Editor config files that are personal preferences (keybindings, workspace layout) should not be shared:

.idea/          # JetBrains IDEs
*.suo / *.user  # Visual Studio
.vscode/        # VS Code (workspace-specific settings)

Note: if your team has agreed on shared VS Code settings (recommended extensions, formatter config), it is fine to commit .vscode/settings.json and .vscode/extensions.json while still ignoring .vscode/ — use negation patterns to opt specific files back in:

.vscode/
!.vscode/settings.json
!.vscode/extensions.json

.gitignore pattern syntax

Pattern Meaning
*.log All .log files in any directory
build/ The build directory (trailing / = directory only)
/dist Only dist at the repo root (leading / = anchored)
!keep.log Re-include keep.log even if *.log ignores it
**/*.snap Any .snap file at any depth
doc/**/*.txt All .txt files inside doc/

Rules are processed top-to-bottom. A negation (!) only un-ignores a file if its parent directory is not itself ignored — so !node_modules/keep.txt has no effect if node_modules/ is ignored.

Combining stacks

Most projects span multiple stacks. A Next.js project on macOS, built in VS Code, should combine the Next.js, Node.js, macOS, and VS Code sections — there is no reason to pick just one. The .gitignore Generator lets you tick any combination of tech stacks and generates the merged file instantly.

What not to ignore

  • Lock files (package-lock.json, yarn.lock, Cargo.lock, poetry.lock). These pin exact dependency versions and ensure reproducible installs. They belong in version control.
  • Config files (tsconfig.json, eslint.config.js, .prettierrc). These define project-wide rules and should be shared.
  • Migration files and schema definitions — they are history and should not be lost.

The global gitignore

You can define a personal global .gitignore for OS and editor artefacts so you don't have to add them to every project. Set it up once:

git config --global core.excludesfile ~/.gitignore_global

Then put macOS, Windows, and your editor entries in ~/.gitignore_global. The project-level .gitignore can then focus on language and framework specifics.

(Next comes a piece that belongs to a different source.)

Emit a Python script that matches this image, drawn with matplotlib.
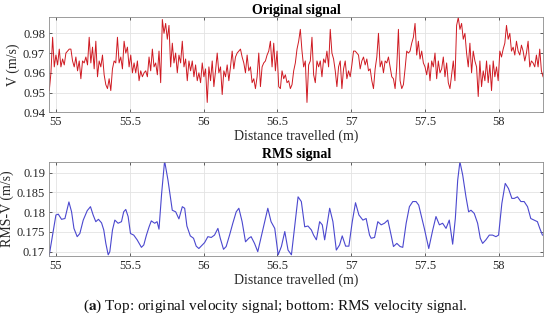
import numpy as np
import matplotlib.pyplot as plt

# distance grid of the raw velocity signal (constant sampling step)
V_START = 54.955
V_STEP = 0.01126

# original velocity signal (m/s)
v_orig = [
    0.951, 0.960, 0.978, 0.963, 0.969, 0.964, 0.972, 0.963, 0.967, 0.964,
    0.970, 0.971, 0.972, 0.972, 0.966, 0.963, 0.968, 0.961, 0.966, 0.957,
    0.966, 0.965, 0.968, 0.964, 0.978, 0.965, 0.973, 0.962, 0.976, 0.958,
    0.966, 0.963, 0.969, 0.959, 0.954, 0.952, 0.957, 0.951, 0.962, 0.966,
    0.965, 0.978, 0.965, 0.968, 0.962, 0.976, 0.970, 0.973, 0.963, 0.969,
    0.960, 0.965, 0.960, 0.966, 0.956, 0.961, 0.958, 0.960, 0.961, 0.958,
    0.968, 0.961, 0.972, 0.963, 0.965, 0.959, 0.971, 0.955, 0.987, 0.980,
    0.985, 0.977, 0.984, 0.963, 0.975, 0.965, 0.970, 0.960, 0.969, 0.965,
    0.976, 0.963, 0.967, 0.956, 0.966, 0.961, 0.966, 0.958, 0.964, 0.956,
    0.960, 0.955, 0.965, 0.958, 0.962, 0.945, 0.963, 0.956, 0.966, 0.953,
    0.961, 0.970, 0.960, 0.963, 0.949, 0.961, 0.958, 0.964, 0.956, 0.963,
    0.971, 0.962, 0.968, 0.970, 0.971, 0.972, 0.968, 0.965, 0.960, 0.969,
    0.961, 0.963, 0.955, 0.957, 0.952, 0.958, 0.970, 0.953, 0.963, 0.965,
    0.966, 0.969, 0.971, 0.976, 0.963, 0.975, 0.961, 0.971, 0.953,
    0.952, 0.961, 0.957, 0.959, 0.955, 0.956, 0.952, 0.954, 0.961, 0.965,
    0.972, 0.976, 0.982, 0.971, 0.963, 0.966, 0.945, 0.964, 0.966, 0.978,
    0.959, 0.955, 0.966, 0.963, 0.966, 0.958, 0.967, 0.965, 0.971, 0.963,
    0.982, 0.970, 0.967, 0.961, 0.953, 0.963, 0.966, 0.952, 0.962, 0.966,
    0.957, 0.961, 0.958, 0.964, 0.971, 0.971, 0.970, 0.969, 0.962, 0.966,
    0.968, 0.964, 0.967, 0.961, 0.962, 0.956, 0.952, 0.962, 0.968, 0.980,
    0.963, 0.966, 0.960, 0.966, 0.965, 0.968, 0.963, 0.958, 0.957, 0.952,
    0.963, 0.982, 0.956, 0.952, 0.954, 0.962, 0.971, 0.970, 0.971, 0.975,
    0.978, 0.985, 0.969, 0.976, 0.967, 0.971, 0.965, 0.963, 0.959, 0.965,
    0.956, 0.966, 0.963, 0.970, 0.957, 0.966, 0.960, 0.962, 0.968, 0.958,
    0.965, 0.955, 0.952, 0.959, 0.966, 0.956, 0.984, 0.988, 0.982, 0.985,
    0.977, 0.980, 0.970, 0.963, 0.975, 0.960, 0.971, 0.966, 0.963, 0.948,
    0.966, 0.953, 0.961, 0.956, 0.966, 0.955, 0.964, 0.951, 0.966, 0.958,
    0.963, 0.956, 0.971, 0.968, 0.972, 0.975, 0.984, 0.977, 0.980, 0.971,
    0.973, 0.969, 0.976, 0.971, 0.969, 0.974, 0.971, 0.966, 0.970, 0.976,
    0.963, 0.966, 0.965, 0.963, 0.969, 0.963, 0.972, 0.961, 0.958,
]

# RMS velocity signal: distance (m) and value (m/s)
rms_x = [
    54.955, 55.000, 55.016, 55.038, 55.061, 55.072, 55.088, 55.106, 55.122, 55.144,
    55.162, 55.185, 55.212, 55.234, 55.252, 55.270, 55.288, 55.309, 55.324, 55.338,
    55.354, 55.365, 55.383, 55.399, 55.421, 55.444, 55.459, 55.473, 55.489, 55.505,
    55.527, 55.550, 55.579, 55.595, 55.613, 55.631, 55.646, 55.669, 55.685, 55.698,
    55.716, 55.736, 55.759, 55.775, 55.788, 55.811, 55.833, 55.856, 55.872, 55.887,
    55.910, 55.932, 55.950, 55.968, 55.984, 56.007, 56.029, 56.052, 56.074, 56.097,
    56.113, 56.135, 56.153, 56.176, 56.198, 56.221, 56.239, 56.261, 56.284, 56.306,
    56.322, 56.345, 56.367, 56.401, 56.435, 56.457, 56.482, 56.505, 56.527, 56.550,
    56.572, 56.595, 56.617, 56.640, 56.662, 56.685, 56.707, 56.730, 56.745, 56.764,
    56.786, 56.804, 56.820, 56.854, 56.876, 56.899, 56.921, 56.939, 56.962, 56.984,
    57.007, 57.029, 57.052, 57.079, 57.101, 57.124, 57.135, 57.158, 57.180, 57.203,
    57.225, 57.248, 57.270, 57.286, 57.309, 57.331, 57.349, 57.372, 57.394, 57.417,
    57.439, 57.457, 57.473, 57.495, 57.525, 57.552, 57.574, 57.597, 57.619, 57.642,
    57.664, 57.687, 57.705, 57.721, 57.736, 57.755, 57.777, 57.795, 57.811, 57.833,
    57.856, 57.874, 57.890, 57.912, 57.935, 57.957, 57.980, 57.998, 58.020, 58.043,
    58.065, 58.088, 58.104, 58.126, 58.149, 58.171, 58.194, 58.216, 58.239, 58.261,
    58.277, 58.295,
]
rms_v = [
    0.1692, 0.1793, 0.1795, 0.1782, 0.1784, 0.1801, 0.1826, 0.1801, 0.1759, 0.1738,
    0.1746, 0.1780, 0.1804, 0.1814, 0.1793, 0.1776, 0.1782, 0.1773, 0.1755, 0.1721,
    0.1692, 0.1700, 0.1755, 0.1780, 0.1772, 0.1776, 0.1801, 0.1807, 0.1789, 0.1746,
    0.1742, 0.1730, 0.1711, 0.1717, 0.1742, 0.1763, 0.1778, 0.1772, 0.1776, 0.1757,
    0.1848, 0.1930, 0.1881, 0.1839, 0.1805, 0.1801, 0.1783, 0.1814, 0.1810, 0.1765,
    0.1740, 0.1734, 0.1714, 0.1708, 0.1714, 0.1723, 0.1738, 0.1736, 0.1742, 0.1759,
    0.1734, 0.1706, 0.1713, 0.1742, 0.1772, 0.1801, 0.1810, 0.1776, 0.1725, 0.1734,
    0.1738, 0.1721, 0.1700, 0.1755, 0.1810, 0.1776, 0.1759, 0.1692, 0.1713, 0.1751,
    0.1704, 0.1692, 0.1763, 0.1839, 0.1827, 0.1763, 0.1765, 0.1755, 0.1742, 0.1730,
    0.1776, 0.1768, 0.1730, 0.1810, 0.1776, 0.1704, 0.1717, 0.1740, 0.1714, 0.1714,
    0.1776, 0.1824, 0.1793, 0.1780, 0.1784, 0.1742, 0.1734, 0.1736, 0.1776, 0.1768,
    0.1772, 0.1780, 0.1742, 0.1713, 0.1721, 0.1713, 0.1711, 0.1772, 0.1814, 0.1827,
    0.1827, 0.1818, 0.1793, 0.1759, 0.1708, 0.1755, 0.1789, 0.1768, 0.1772, 0.1759,
    0.1780, 0.1719, 0.1784, 0.1881, 0.1928, 0.1894, 0.1839, 0.1801, 0.1805, 0.1797,
    0.1772, 0.1734, 0.1721, 0.1730, 0.1742, 0.1742, 0.1738, 0.1742, 0.1822, 0.1873,
    0.1860, 0.1835, 0.1835, 0.1839, 0.1827, 0.1827, 0.1814, 0.1784, 0.1780, 0.1776,
    0.1759, 0.1742,
]

x_ticks = [55, 55.5, 56, 56.5, 57, 57.5, 58]
x_ticklabels = ["55", "55.5", "56", "56.5", "57", "57.5", "58"]
v_ticks = [0.94, 0.95, 0.96, 0.97, 0.98]
v_ticklabels = ["0.94", "0.95", "0.96", "0.97", "0.98"]
rms_ticks = [0.17, 0.175, 0.18, 0.185, 0.19]
rms_ticklabels = ["0.17", "0.175", "0.18", "0.185", "0.19"]

plt.rcParams['font.family'] = ['Liberation Serif', 'DejaVu Serif']
plt.rcParams['mathtext.fontset'] = 'stix'

fig = plt.figure(figsize=(5.5, 3.26), dpi=100)
ax1 = fig.add_axes([0.0896, 0.6555, 0.898, 0.2914])
ax2 = fig.add_axes([0.0896, 0.2147, 0.898, 0.2893])

dist = V_START + V_STEP * np.arange(len(v_orig))
ax1.plot(dist, v_orig, color='#cf1a22', linewidth=0.7)
ax2.plot(rms_x, rms_v, color='#4b48cf', linewidth=0.8)

for ax, yt, ytl, ylab, ttl in [(ax1, v_ticks, v_ticklabels, "V (m/s)", "Original signal"),
                               (ax2, rms_ticks, rms_ticklabels, "RMS-V (m/s)", "RMS signal")]:
    ax.set_xlim(54.955, 58.30)
    ax.set_xticks(x_ticks)
    ax.set_xticklabels(x_ticklabels)
    ax.set_yticks(yt)
    ax.set_yticklabels(ytl)
    ax.grid(True, color='#e3e3e3', linewidth=0.6)
    ax.set_axisbelow(True)
    ax.tick_params(direction='in', top=True, right=True, length=2.5,
                   width=0.5, labelsize=9, colors='#262626', pad=3)
    for s in ax.spines.values():
        s.set_color('#8c8c8c')
        s.set_linewidth(0.6)
    ax.set_xlabel("Distance travelled (m)", fontsize=10, labelpad=1,
                  color='#262626')
    ax.set_ylabel(ylab, fontsize=10, labelpad=2, color='#262626')
    ax.set_title(ttl, fontsize=10, fontweight='bold', pad=2.5)

ax1.set_ylim(0.94, 0.9881)
ax2.set_ylim(0.1689, 0.1928)

fig.text(0.5, 1 - 306 / 326,
         r"($\mathbf{a}$) Top: original velocity signal; bottom: RMS velocity signal.",
         ha='center', va='center', fontsize=11, color='#111111')

fig.savefig("out.png", dpi=100)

Checking what is being ignored

To see which files Git is currently ignoring:

git status --ignored
git check-ignore -v path/to/file   # explain why a specific file is ignored

If you have already committed a file that should be ignored, add it to .gitignore and then run:

git rm --cached path/to/file

This removes it from tracking without deleting it from disk. Commit the change and it will no longer appear in future diffs.